In trading, a drawdown is the peak to trough decline during a specific period for an investment or trading account. It is usually expressed as a percentage between the highest point your account balance reached and the current lower point. While every trader experiences drawdowns, the goal of a professional is to keep them shallow.
The reason depth matters is due to the asymmetrical nature of mathematical recovery. If you lose 10% of your account, you need an 11% gain to get back to where you started. However, if you lose 50% of your account, you need a 100% gain just to break even. This tool helps you visualize these requirements so you can better appreciate the value of tight risk management.

The Recovery Table
To understand the impact of losses, look at how the required gain grows as your drawdown deepens.

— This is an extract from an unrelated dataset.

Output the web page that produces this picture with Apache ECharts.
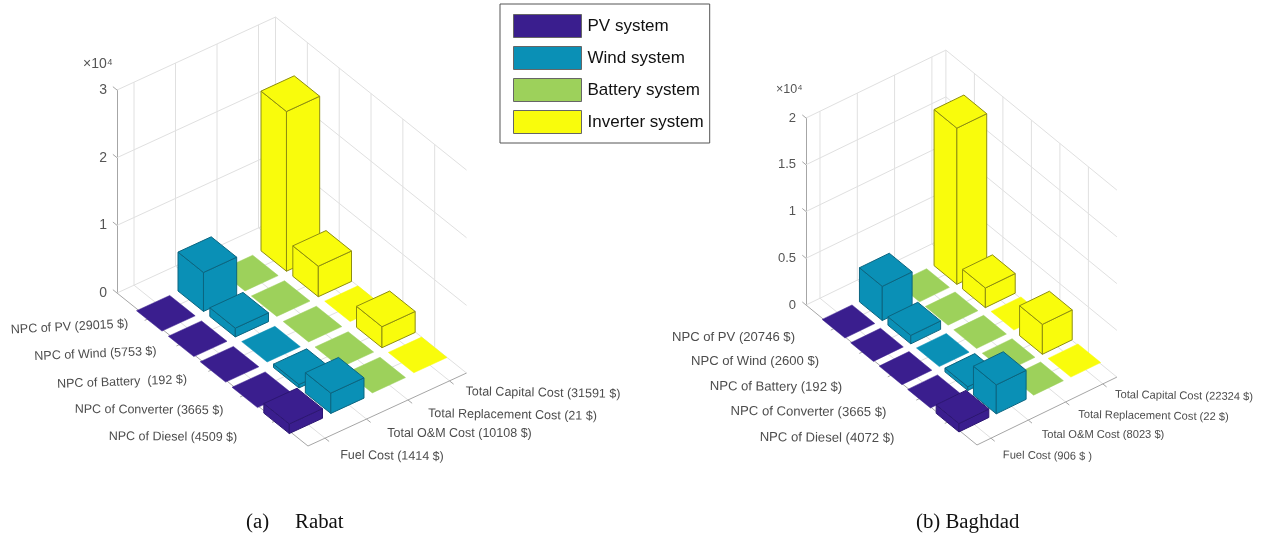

| Loss Amount | Gain Needed to Recover |
|---|---|
| 10% Drawdown | 11.1% Gain |
| 20% Drawdown | 25% Gain |
| 30% Drawdown | 42.9% Gain |
| 50% Drawdown | 100% Gain |
| 90% Drawdown | 900% Gain |
This table illustrates why avoiding large losses is more productive than searching for massive winners. A single bad week where you ignore your stop loss rules can take months or even years of perfect trading to fix.
How to Prevent Deep Drawdowns
Strict Stop Losses
Never enter a trade without a pre defined exit point. A stop loss is your insurance against a drawdown becoming a disaster.
Risk Percentage
Limit your risk to 1% per trade. Even a long losing streak will not result in a catastrophic drawdown if your sizing is correct.

Frequently Asked Questions
Is some drawdown normal?
Yes. Even the best strategies have periods where they lose money. Professional traders expect drawdowns and build their plans to handle them without emotion.
When should I stop trading during a drawdown?
Many traders use a "circuit breaker" rule. If they lose a certain percentage of their account in a week or month, they stop trading to review their strategy and clear their head.
How do I recover from a 50% loss?
The best way is to slow down. Trying to "make it all back" quickly usually leads to more mistakes. Focus on following your process and let the small wins build up over time.